The tax cutting agenda over the last 20 years has resulted in a $19-billion hole in government revenues. Between corporate tax cuts, personal income tax cuts and changes to the Employer Health Tax, Ontario’s ability to pay has been eroded to the extreme.
Rebuilding ability to pay means increasing fiscal capacity, not additional cuts to spending.
Earlier in June, Moody’s issued this announcement: Limited systemic risk and idiosyncratic features offset high debt levels of Japanese, German and Canadian sub-sovereigns. The announcement had the following to say about the credit worthiness of Canadian provinces:
Moody’s says that the high debt ratings of Canadian provinces reflects their exceptional fiscal flexibility and their direct links with the local economy. Provinces display much greater fiscal flexibility than their Japanese and German peers, and have complete control over a wide range of revenue bases and full autonomy to adjust their spending from year to year.

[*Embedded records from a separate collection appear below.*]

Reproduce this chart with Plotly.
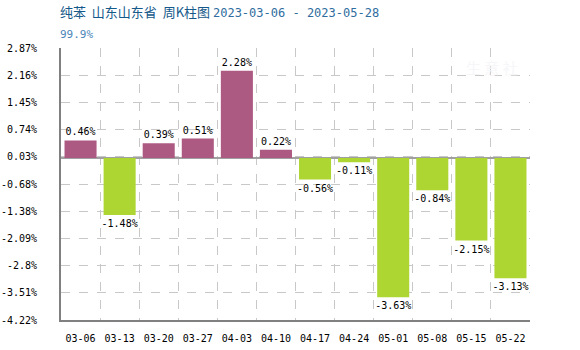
import plotly.graph_objects as go

# Weekly change of pure benzene price, Shandong
weeks = ["03-06", "03-13", "03-20", "03-27", "04-03", "04-10",
         "04-17", "04-24", "05-01", "05-08", "05-15", "05-22"]
changes = [0.46, -1.48, 0.39, 0.51, 2.28, 0.22,
           -0.56, -0.11, -3.63, -0.84, -2.15, -3.13]
y_ticks = [2.87, 2.16, 1.45, 0.74, 0.03, -0.68, -1.38, -2.09, -2.8, -3.51, -4.22]

UP = "#ac5a82"
DOWN = "#add633"
MONO = "DejaVu Sans Mono"

colors = [UP if v >= 0 else DOWN for v in changes]
labels = [f"{v:.2f}%" for v in changes]

fig = go.Figure(go.Bar(
    x=weeks,
    y=changes,
    marker=dict(color=colors, line=dict(width=0)),
    text=labels,
    textposition="outside",
    constraintext="none",
    textfont=dict(family=MONO, size=10, color="#000000"),
    cliponaxis=False,
    hoverinfo="skip",
))

fig.update_layout(
    width=580,
    height=350,
    margin=dict(l=61, r=50, t=48, b=30, autoexpand=False),
    paper_bgcolor="white",
    plot_bgcolor="white",
    showlegend=False,
    bargap=0.18,
    font=dict(family=MONO, size=10, color="#000000"),
    uniformtext=dict(mode=False),
    xaxis=dict(
        type="category",
        tickson="boundaries",
        tickangle=0,
        automargin=False,
        showgrid=True,
        gridcolor="#c8c8c8",
        griddash="dash",
        gridwidth=1,
        showline=True,
        linecolor="#808080",
        linewidth=2,
        ticks="",
        tickfont=dict(family=MONO, size=10, color="#000000"),
        ticklabelstandoff=8,
        zeroline=False,
    ),
    yaxis=dict(
        range=[y_ticks[-1], y_ticks[0]],
        automargin=False,
        tickvals=y_ticks,
        ticktext=[f"{v:g}%" for v in y_ticks],
        showgrid=True,
        gridcolor="#c8c8c8",
        griddash="dash",
        gridwidth=1,
        showline=True,
        linecolor="#808080",
        linewidth=2,
        zeroline=True,
        zerolinecolor="#a0a0a0",
        zerolinewidth=2,
        ticks="",
        ticklabelstandoff=20,
        tickfont=dict(family=MONO, size=10, color="#000000"),
    ),
    annotations=[
        dict(
            text="纯苯&nbsp;&nbsp;山东山东省&nbsp;&nbsp;周K柱图&nbsp;"
                 "<span style='font-family:DejaVu Sans Mono;font-size:12px;color:#2e6d9e'>"
                 "2023-03-06 - 2023-05-28</span>",
            xref="paper", yref="paper", x=0, y=1, xanchor="left", yanchor="bottom",
            xshift=-3, yshift=25,
            showarrow=False,
            font=dict(family="Noto Sans CJK SC", size=13, color="#14598a"),
        ),
        dict(
            text="99.9%",
            xref="paper", yref="paper", x=0, y=1, xanchor="left", yanchor="bottom",
            xshift=-3, yshift=5,
            showarrow=False,
            font=dict(family=MONO, size=11, color="#4a86b8"),
        ),
        dict(
            text="生 意 社",
            xref="paper", yref="paper", x=0.92, y=0.93, xanchor="center", yanchor="middle",
            showarrow=False,
            font=dict(family="Noto Sans CJK SC", size=15, color="#f6f6f9"),
        ),
    ],
)

fig.write_html("out.html")
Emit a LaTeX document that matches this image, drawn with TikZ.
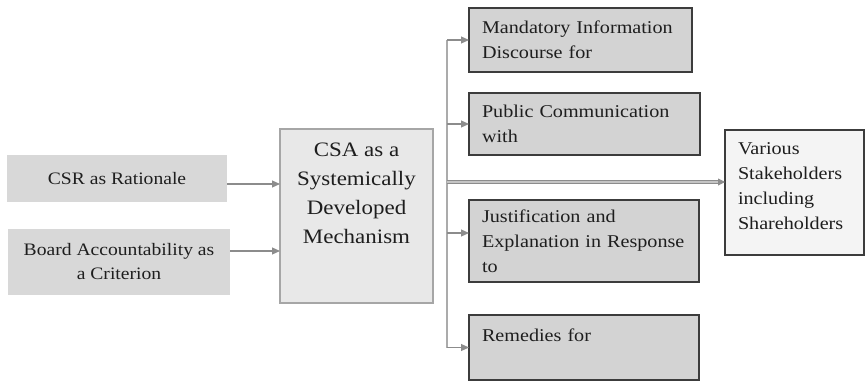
\documentclass[tikz,border=0pt]{standalone}
\usepackage{fontspec}
\setmainfont[FakeStretch=1.12]{Liberation Serif}
\usetikzlibrary{arrows.meta}
\definecolor{leftfill}{HTML}{D8D8D8}
\definecolor{csafill}{HTML}{E8E8E8}
\definecolor{csaedge}{HTML}{A6A6A6}
\definecolor{rightfill}{HTML}{D3D3D3}
\definecolor{boxedge}{HTML}{3C3C3C}
\definecolor{varfill}{HTML}{F4F4F4}
\definecolor{linecol}{HTML}{ABABAB}
\definecolor{arrcol}{HTML}{8C8C8C}
\definecolor{txt}{HTML}{1E1E1E}
\begin{document}
\begin{tikzpicture}[x=1pt,y=-1pt,
  base/.style={rectangle, inner sep=0pt, outer sep=0pt, text=txt},
  leftbox/.style={base, fill=leftfill, draw=none, align=center,
    font=\fontsize{17.5}{24}\selectfont},
  csabox/.style={base, fill=csafill, draw=csaedge, line width=1.6pt, align=center,
    font=\fontsize{20.5}{29}\selectfont},
  rightbox/.style={base, fill=rightfill, draw=boxedge, line width=1.2pt, align=left,
    font=\fontsize{18}{25}\selectfont},
  varbox/.style={base, fill=varfill, draw=boxedge, line width=1.2pt, align=left,
    font=\fontsize{18}{25}\selectfont},
  arr/.style={draw=arrcol, line width=1.1pt, -{Triangle[length=8pt,width=7pt]}},
  busline/.style={draw=linecol, line width=1.3pt},
  mainarr/.style={draw=arrcol, line width=0.9pt, double=linecol!70, double distance=1.4pt,
    -{Triangle[length=7pt,width=7pt]}}
]
\useasboundingbox (0,0) rectangle (865,381);

% left inputs
\node[leftbox, minimum width=220pt, minimum height=47pt] (csr) at (117,178.5) {CSR as Rationale};
\node[leftbox, minimum width=222pt, minimum height=66pt] (board) at (119,262)
  {Board Accountability as\\a Criterion};

% central box
\node[csabox, minimum width=153pt, minimum height=174pt] (csa) at (356.5,216)
  {CSA as a\\Systemically\\Developed\\Mechanism\\[16pt]\mbox{}};

% right boxes
\node[rightbox, minimum width=223pt, text width=197pt, minimum height=64pt] (mand) at (580.5,40)
  {Mandatory Information\\Discourse for};
\node[rightbox, minimum width=231pt, text width=205pt, minimum height=62pt] (pub) at (584.5,124)
  {Public Communication\\with};
\node[rightbox, minimum width=230pt, text width=204pt, minimum height=82pt] (just) at (584,241)
  {Justification and\\Explanation in Response\\to};
\node[rightbox, minimum width=230pt, text width=204pt, minimum height=65pt] (rem) at (584,347.5)
  {Remedies for\\\mbox{}};

% stakeholders
\node[varbox, minimum width=139pt, text width=113pt, minimum height=125pt] (var) at (794.5,192.5)
  {Various\\Stakeholders\\including\\Shareholders\\[-13pt]\mbox{}};

% connectors
\draw[arr] ([yshift=-5.5pt]csr.east) -- ([yshift=-5.5pt]csr.east -| csa.west);
\draw[arr] ([yshift=11pt]board.east) -- ([yshift=11pt]board.east -| csa.west);

\coordinate (bus) at (447,0);
\coordinate (main) at (447,182);
\draw[busline] (bus |- mand.west) -- (bus |- rem.west);
\draw[arr] (bus |- mand.west) -- (mand.west);
\draw[arr] (bus |- pub.west) -- (pub.west);
\draw[arr] ([yshift=8pt]bus |- just.west) -- ([yshift=8pt]just.west);
\draw[arr] (bus |- rem.west) -- (rem.west);
\draw[mainarr] (main) -- (main -| var.west);
\end{tikzpicture}
\end{document}
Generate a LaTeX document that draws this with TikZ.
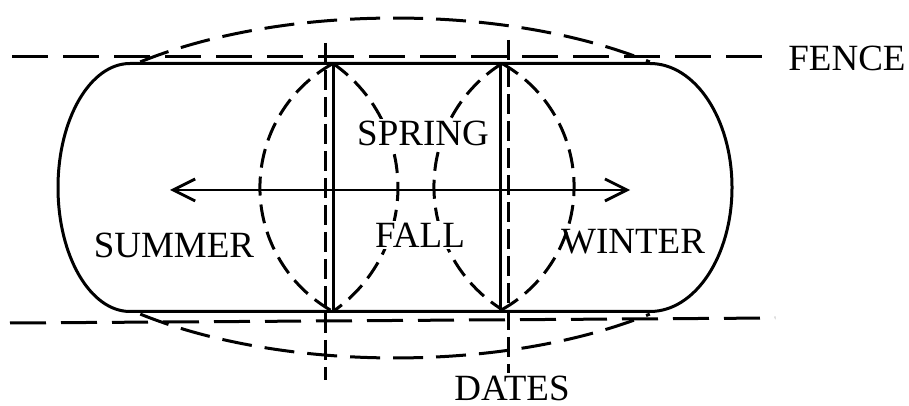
\documentclass[tikz,border=0pt]{standalone}
\usepackage{fontspec}
\setmainfont{Liberation Serif}
\usetikzlibrary{arrows.meta}
\begin{document}
\begin{tikzpicture}[x=1pt,y=1pt,
  solidline/.style={line width=3pt},
  fenceline/.style={line width=3pt, dash pattern=on 36pt off 15pt},
  bigdash/.style={line width=3pt, dash pattern=on 30pt off 13pt},
  datedash/.style={line width=3pt, dash pattern=on 20pt off 7pt},
  lensdash/.style={line width=3pt, dash pattern=on 19pt off 9pt},
  lbl/.style={font=\fontsize{37}{40}\selectfont, inner sep=0pt},
  mask/.style={fill=white, inner sep=2pt}]
\useasboundingbox (0,0) rectangle (909,406);
\fill[white] (0,0) rectangle (909,406);
% key points
\coordinate (TL) at (130,342.5);
\coordinate (TR) at (650,342.5);
\coordinate (BR) at (650,94.5);
\coordinate (BL) at (130,94.5);
\coordinate (L1t) at (333,342.5);
\coordinate (L1b) at (333,94.5);
\coordinate (L2t) at (502,342.5);
\coordinate (L2b) at (502,94.5);
% fences
\coordinate (f1a) at (12,349);
\coordinate (f1b) at (777,349);
\coordinate (f2a) at (10,83);
\coordinate (f2b) at (775,88);
\draw[fenceline] (f1a) -- (f1b);
\draw[fenceline] (f2a) -- (f2b);
% big dashed ellipse (top and bottom arcs)
\coordinate (ea) at (140.3,344.1);
\coordinate (eb) at (140.3,91.9);
\draw[bigdash] (ea) arc[start angle=132.1, end angle=47.9, x radius=380, y radius=170];
\draw[bigdash] (eb) arc[start angle=227.9, end angle=312.1, x radius=380, y radius=170];
% stadium
\draw[solidline] (TL) -- (TR) arc[start angle=90, end angle=-90, x radius=82, y radius=124]
  -- (BL) arc[start angle=270, end angle=90, x radius=72, y radius=124] -- cycle;
% solid verticals
\draw[solidline] (L1t) -- (L1b);
\draw[solidline] (500,342.5) -- (500,94.5);
% date lines
\coordinate (d1a) at (325,363);
\coordinate (d1b) at (325,26);
\coordinate (d2a) at (508,366);
\coordinate (d2b) at (508,33);
\draw[datedash] (d1a) -- (d1b);
\draw[datedash] (d2a) -- (d2b);
% lenses
\draw[lensdash] (L1t) arc[start angle=119, end angle=241, radius=141.8];
\draw[lensdash] (L1t) arc[start angle=55.3, end angle=-55.3, radius=150.8];
\draw[lensdash] (L2t) arc[start angle=122.1, end angle=237.9, radius=145.2];
\draw[lensdash] (L2t) arc[start angle=60.7, end angle=-60.7, radius=141.1];
% arrow
\coordinate (aw) at (170,216);
\coordinate (ae) at (630,216);
\draw[solidline, line width=2.8pt, {Straight Barb[length=22pt,width=22pt]}-{Straight Barb[length=22pt,width=22pt]}] (aw) -- (ae);
% labels
\node[lbl] (fence) at (847,348) {FENCE};
\node[lbl] (dates) at (512,18) {DATES};
\node[lbl, mask] (spring) at (423,273) {SPRING};
\node[lbl, mask] (fall) at (420,171) {FALL};
\node[lbl] (summer) at (174,161) {SUMMER};
\node[lbl] (winter) at (633,164) {WINTER};
\end{tikzpicture}
\end{document}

Furthermore, Moody’s annual report on the province of Ontario had this to say:
Moody’s Investors Service says in its annual report on the Province of Ontario that the Canadian province’s Aa2 rating, with a stable outlook, is supported by high debt affordability and significant fiscal policy flexibility. The rating agency says that while substantial consolidated deficits and cash financing requirements are expected to continue to add to the province’s stock of debt over the next several years, the province’s debt burden remains manageable given its credit strengths. The rating is supported by the province’s significant fiscal policy flexibility, which provides it the ability to make adjustments to both the revenue and expenditure sides of its fiscal plan in response to changing conditions. In addition, Ontario’s large and diversified economy provides access to a large and productive tax base that supports the Aa2 rating.
Moody’s has been saying it for months. Last week’s announcement reiterated a message that has been delivered multiple times before:
Ontario has many options for balancing the budget while making the investments Ontario’s economy needs to get moving again — government might as well use them.